>> Start STORED DATA
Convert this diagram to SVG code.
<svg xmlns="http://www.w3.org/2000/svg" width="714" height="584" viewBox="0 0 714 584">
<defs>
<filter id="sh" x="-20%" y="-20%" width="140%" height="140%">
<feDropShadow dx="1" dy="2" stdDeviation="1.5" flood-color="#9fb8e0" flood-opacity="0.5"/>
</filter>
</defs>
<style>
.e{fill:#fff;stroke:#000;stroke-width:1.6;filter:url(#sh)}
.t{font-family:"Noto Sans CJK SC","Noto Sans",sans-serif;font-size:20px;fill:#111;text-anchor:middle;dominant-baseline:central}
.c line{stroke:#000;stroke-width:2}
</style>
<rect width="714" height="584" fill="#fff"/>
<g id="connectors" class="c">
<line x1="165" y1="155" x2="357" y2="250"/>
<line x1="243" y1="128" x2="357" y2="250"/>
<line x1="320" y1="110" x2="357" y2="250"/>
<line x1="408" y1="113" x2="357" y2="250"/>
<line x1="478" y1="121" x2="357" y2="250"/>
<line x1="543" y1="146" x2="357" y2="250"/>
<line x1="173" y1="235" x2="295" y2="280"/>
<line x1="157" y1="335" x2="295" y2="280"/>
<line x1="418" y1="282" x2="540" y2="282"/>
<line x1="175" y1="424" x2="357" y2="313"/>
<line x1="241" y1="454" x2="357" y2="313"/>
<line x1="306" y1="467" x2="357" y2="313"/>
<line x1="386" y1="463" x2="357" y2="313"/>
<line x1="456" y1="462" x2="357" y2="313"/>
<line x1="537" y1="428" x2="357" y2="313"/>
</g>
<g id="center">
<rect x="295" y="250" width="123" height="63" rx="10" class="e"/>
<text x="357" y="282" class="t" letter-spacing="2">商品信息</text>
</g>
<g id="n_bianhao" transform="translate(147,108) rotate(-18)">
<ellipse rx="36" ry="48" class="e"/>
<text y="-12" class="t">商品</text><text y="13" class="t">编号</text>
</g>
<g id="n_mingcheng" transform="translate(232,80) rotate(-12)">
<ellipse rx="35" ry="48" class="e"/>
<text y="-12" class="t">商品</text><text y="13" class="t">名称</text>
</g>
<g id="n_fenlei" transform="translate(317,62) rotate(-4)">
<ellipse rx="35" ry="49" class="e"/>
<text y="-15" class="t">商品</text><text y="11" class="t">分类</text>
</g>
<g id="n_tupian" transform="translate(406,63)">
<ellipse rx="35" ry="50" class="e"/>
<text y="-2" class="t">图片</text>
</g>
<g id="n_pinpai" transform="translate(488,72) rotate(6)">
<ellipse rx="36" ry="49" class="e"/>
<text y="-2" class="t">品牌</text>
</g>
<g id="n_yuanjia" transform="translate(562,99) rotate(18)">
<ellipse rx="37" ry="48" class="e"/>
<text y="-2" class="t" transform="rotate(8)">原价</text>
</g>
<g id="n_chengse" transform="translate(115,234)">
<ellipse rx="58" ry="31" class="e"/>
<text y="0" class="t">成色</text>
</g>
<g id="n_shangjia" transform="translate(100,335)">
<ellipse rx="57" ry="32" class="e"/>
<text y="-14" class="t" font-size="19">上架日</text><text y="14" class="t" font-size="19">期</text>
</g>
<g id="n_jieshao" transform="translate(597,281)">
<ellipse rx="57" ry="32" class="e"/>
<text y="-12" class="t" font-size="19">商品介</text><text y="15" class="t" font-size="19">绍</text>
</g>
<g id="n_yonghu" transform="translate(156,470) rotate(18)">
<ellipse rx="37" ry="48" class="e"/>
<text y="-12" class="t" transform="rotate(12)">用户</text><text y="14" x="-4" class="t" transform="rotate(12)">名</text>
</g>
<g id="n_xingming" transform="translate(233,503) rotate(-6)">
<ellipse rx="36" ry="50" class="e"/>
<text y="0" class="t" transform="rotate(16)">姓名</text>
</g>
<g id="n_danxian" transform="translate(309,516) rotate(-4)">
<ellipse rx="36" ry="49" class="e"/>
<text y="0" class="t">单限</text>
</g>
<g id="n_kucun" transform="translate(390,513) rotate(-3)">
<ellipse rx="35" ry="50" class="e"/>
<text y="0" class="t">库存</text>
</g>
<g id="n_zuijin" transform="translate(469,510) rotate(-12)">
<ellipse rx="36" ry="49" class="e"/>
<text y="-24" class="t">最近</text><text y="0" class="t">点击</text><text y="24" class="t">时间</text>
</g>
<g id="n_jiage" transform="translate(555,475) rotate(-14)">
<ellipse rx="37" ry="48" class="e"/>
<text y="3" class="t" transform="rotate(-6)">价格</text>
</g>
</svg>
>> End STORED DATA
▶ **STATED TASK**
Copy out all of the data exactly, leaving nothing out.

▶ **WRITTEN ANSWER**
Convert this diagram to SVG code.
<svg xmlns="http://www.w3.org/2000/svg" width="714" height="584" viewBox="0 0 714 584">
<defs>
<filter id="sh" x="-20%" y="-20%" width="140%" height="140%">
<feDropShadow dx="1" dy="2" stdDeviation="1.5" flood-color="#9fb8e0" flood-opacity="0.5"/>
</filter>
</defs>
<style>
.e{fill:#fff;stroke:#000;stroke-width:1.6;filter:url(#sh)}
.t{font-family:"Noto Sans CJK SC","Noto Sans",sans-serif;font-size:20px;fill:#111;text-anchor:middle;dominant-baseline:central}
.c line{stroke:#000;stroke-width:2}
</style>
<rect width="714" height="584" fill="#fff"/>
<g id="connectors" class="c">
<line x1="165" y1="155" x2="357" y2="250"/>
<line x1="243" y1="128" x2="357" y2="250"/>
<line x1="320" y1="110" x2="357" y2="250"/>
<line x1="408" y1="113" x2="357" y2="250"/>
<line x1="478" y1="121" x2="357" y2="250"/>
<line x1="543" y1="146" x2="357" y2="250"/>
<line x1="173" y1="235" x2="295" y2="280"/>
<line x1="157" y1="335" x2="295" y2="280"/>
<line x1="418" y1="282" x2="540" y2="282"/>
<line x1="175" y1="424" x2="357" y2="313"/>
<line x1="241" y1="454" x2="357" y2="313"/>
<line x1="306" y1="467" x2="357" y2="313"/>
<line x1="386" y1="463" x2="357" y2="313"/>
<line x1="456" y1="462" x2="357" y2="313"/>
<line x1="537" y1="428" x2="357" y2="313"/>
</g>
<g id="center">
<rect x="295" y="250" width="123" height="63" rx="10" class="e"/>
<text x="357" y="282" class="t" letter-spacing="2">商品信息</text>
</g>
<g id="n_bianhao" transform="translate(147,108) rotate(-18)">
<ellipse rx="36" ry="48" class="e"/>
<text y="-12" class="t">商品</text><text y="13" class="t">编号</text>
</g>
<g id="n_mingcheng" transform="translate(232,80) rotate(-12)">
<ellipse rx="35" ry="48" class="e"/>
<text y="-12" class="t">商品</text><text y="13" class="t">名称</text>
</g>
<g id="n_fenlei" transform="translate(317,62) rotate(-4)">
<ellipse rx="35" ry="49" class="e"/>
<text y="-15" class="t">商品</text><text y="11" class="t">分类</text>
</g>
<g id="n_tupian" transform="translate(406,63)">
<ellipse rx="35" ry="50" class="e"/>
<text y="-2" class="t">图片</text>
</g>
<g id="n_pinpai" transform="translate(488,72) rotate(6)">
<ellipse rx="36" ry="49" class="e"/>
<text y="-2" class="t">品牌</text>
</g>
<g id="n_yuanjia" transform="translate(562,99) rotate(18)">
<ellipse rx="37" ry="48" class="e"/>
<text y="-2" class="t" transform="rotate(8)">原价</text>
</g>
<g id="n_chengse" transform="translate(115,234)">
<ellipse rx="58" ry="31" class="e"/>
<text y="0" class="t">成色</text>
</g>
<g id="n_shangjia" transform="translate(100,335)">
<ellipse rx="57" ry="32" class="e"/>
<text y="-14" class="t" font-size="19">上架日</text><text y="14" class="t" font-size="19">期</text>
</g>
<g id="n_jieshao" transform="translate(597,281)">
<ellipse rx="57" ry="32" class="e"/>
<text y="-12" class="t" font-size="19">商品介</text><text y="15" class="t" font-size="19">绍</text>
</g>
<g id="n_yonghu" transform="translate(156,470) rotate(18)">
<ellipse rx="37" ry="48" class="e"/>
<text y="-12" class="t" transform="rotate(12)">用户</text><text y="14" x="-4" class="t" transform="rotate(12)">名</text>
</g>
<g id="n_xingming" transform="translate(233,503) rotate(-6)">
<ellipse rx="36" ry="50" class="e"/>
<text y="0" class="t" transform="rotate(16)">姓名</text>
</g>
<g id="n_danxian" transform="translate(309,516) rotate(-4)">
<ellipse rx="36" ry="49" class="e"/>
<text y="0" class="t">单限</text>
</g>
<g id="n_kucun" transform="translate(390,513) rotate(-3)">
<ellipse rx="35" ry="50" class="e"/>
<text y="0" class="t">库存</text>
</g>
<g id="n_zuijin" transform="translate(469,510) rotate(-12)">
<ellipse rx="36" ry="49" class="e"/>
<text y="-24" class="t">最近</text><text y="0" class="t">点击</text><text y="24" class="t">时间</text>
</g>
<g id="n_jiage" transform="translate(555,475) rotate(-14)">
<ellipse rx="37" ry="48" class="e"/>
<text y="3" class="t" transform="rotate(-6)">价格</text>
</g>
</svg>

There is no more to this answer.